#### Information shown:
################
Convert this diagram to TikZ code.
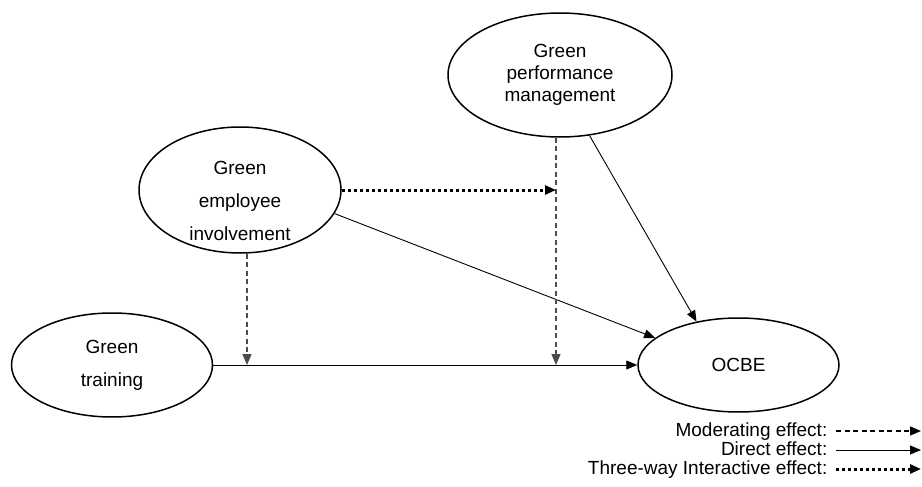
\documentclass[tikz,border=0pt]{standalone}
\usepackage{fontspec}
\setmainfont{Liberation Sans}
\usepackage{tikz}
\usetikzlibrary{shapes.geometric,arrows.meta}

\begin{document}
\begin{tikzpicture}[x=1pt,y=-1pt,
	every node/.style={font=\fontsize{19}{22}\selectfont,align=center},
	construct/.style={ellipse,draw,line width=1.5pt,inner sep=-12pt},
	legendtext/.style={anchor=east,inner sep=0.5pt,text height=13.5pt,text depth=3.5pt},
	direct/.style={-{Triangle[length=11pt,width=9pt]},line width=0.9pt},
	moderating/.style={-{Triangle[length=11pt,width=9pt]},line width=1.3pt,black!70,dash pattern=on 5pt off 3.5pt},
	threeway/.style={-{Triangle[length=11pt,width=9pt]},line width=3pt,dash pattern=on 3pt off 3pt}]

	\def\gap{11pt}

	\useasboundingbox (0,0) rectangle (922,487);

	\node[construct,minimum width=224pt,minimum height=124pt] (gpm) at (560,75) {Green\\performance\\management};
	\node[construct,minimum width=202pt,minimum height=126pt] (gei) at (240,190) {};
	\node (geitext) at (240,201) {Green\\[\gap]employee\\[\gap]involvement};
	\node[construct,minimum width=201pt,minimum height=104pt] (gt) at (112,365) {Green\\[\gap]training};
	\node[construct,minimum width=201pt,minimum height=94pt] (ocbe) at (738.5,365) {OCBE};

	\coordinate (m1) at (247,365);
	\coordinate (m2) at (556,365);

	\path[direct] (gt) edge (ocbe);
	\path[direct] (gei.-14) edge (ocbe.162);
	\path[direct] (gpm.-64) edge (ocbe.134);

	\path[moderating] (m1 |- gei.south) edge (m1);
	\path[moderating] (m2 |- gpm.south) edge (m2);
	\path[threeway] (gei.east) edge (m2 |- gei.east);

	\node[legendtext] (modlabel) at (828,431) {Moderating effect:};
	\node[legendtext] (dirlabel) at (828,450) {Direct effect:};
	\node[legendtext] (intlabel) at (828,469) {Three-way Interactive effect:};

	\coordinate (moda) at (836,431);
	\coordinate (modb) at (921,431);
	\coordinate (dira) at (836,450);
	\coordinate (dirb) at (921,450);
	\coordinate (inta) at (836,469);
	\coordinate (intb) at (921,469);

	\path[moderating,black] (moda) edge (modb);
	\path[direct] (dira) edge (dirb);
	\path[threeway] (inta) edge (intb);

\end{tikzpicture}
\end{document}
################
#### Written instruction:
Your copy of the data above should match it exactly, except that pictures are left out.

#### Solution for this task:
Convert this diagram to TikZ code.
\documentclass[tikz,border=0pt]{standalone}
\usepackage{fontspec}
\setmainfont{Liberation Sans}
\usepackage{tikz}
\usetikzlibrary{shapes.geometric,arrows.meta}

\begin{document}
\begin{tikzpicture}[x=1pt,y=-1pt,
	every node/.style={font=\fontsize{19}{22}\selectfont,align=center},
	construct/.style={ellipse,draw,line width=1.5pt,inner sep=-12pt},
	legendtext/.style={anchor=east,inner sep=0.5pt,text height=13.5pt,text depth=3.5pt},
	direct/.style={-{Triangle[length=11pt,width=9pt]},line width=0.9pt},
	moderating/.style={-{Triangle[length=11pt,width=9pt]},line width=1.3pt,black!70,dash pattern=on 5pt off 3.5pt},
	threeway/.style={-{Triangle[length=11pt,width=9pt]},line width=3pt,dash pattern=on 3pt off 3pt}]

	\def\gap{11pt}

	\useasboundingbox (0,0) rectangle (922,487);

	\node[construct,minimum width=224pt,minimum height=124pt] (gpm) at (560,75) {Green\\performance\\management};
	\node[construct,minimum width=202pt,minimum height=126pt] (gei) at (240,190) {};
	\node (geitext) at (240,201) {Green\\[\gap]employee\\[\gap]involvement};
	\node[construct,minimum width=201pt,minimum height=104pt] (gt) at (112,365) {Green\\[\gap]training};
	\node[construct,minimum width=201pt,minimum height=94pt] (ocbe) at (738.5,365) {OCBE};

	\coordinate (m1) at (247,365);
	\coordinate (m2) at (556,365);

	\path[direct] (gt) edge (ocbe);
	\path[direct] (gei.-14) edge (ocbe.162);
	\path[direct] (gpm.-64) edge (ocbe.134);

	\path[moderating] (m1 |- gei.south) edge (m1);
	\path[moderating] (m2 |- gpm.south) edge (m2);
	\path[threeway] (gei.east) edge (m2 |- gei.east);

	\node[legendtext] (modlabel) at (828,431) {Moderating effect:};
	\node[legendtext] (dirlabel) at (828,450) {Direct effect:};
	\node[legendtext] (intlabel) at (828,469) {Three-way Interactive effect:};

	\coordinate (moda) at (836,431);
	\coordinate (modb) at (921,431);
	\coordinate (dira) at (836,450);
	\coordinate (dirb) at (921,450);
	\coordinate (inta) at (836,469);
	\coordinate (intb) at (921,469);

	\path[moderating,black] (moda) edge (modb);
	\path[direct] (dira) edge (dirb);
	\path[threeway] (inta) edge (intb);

\end{tikzpicture}
\end{document}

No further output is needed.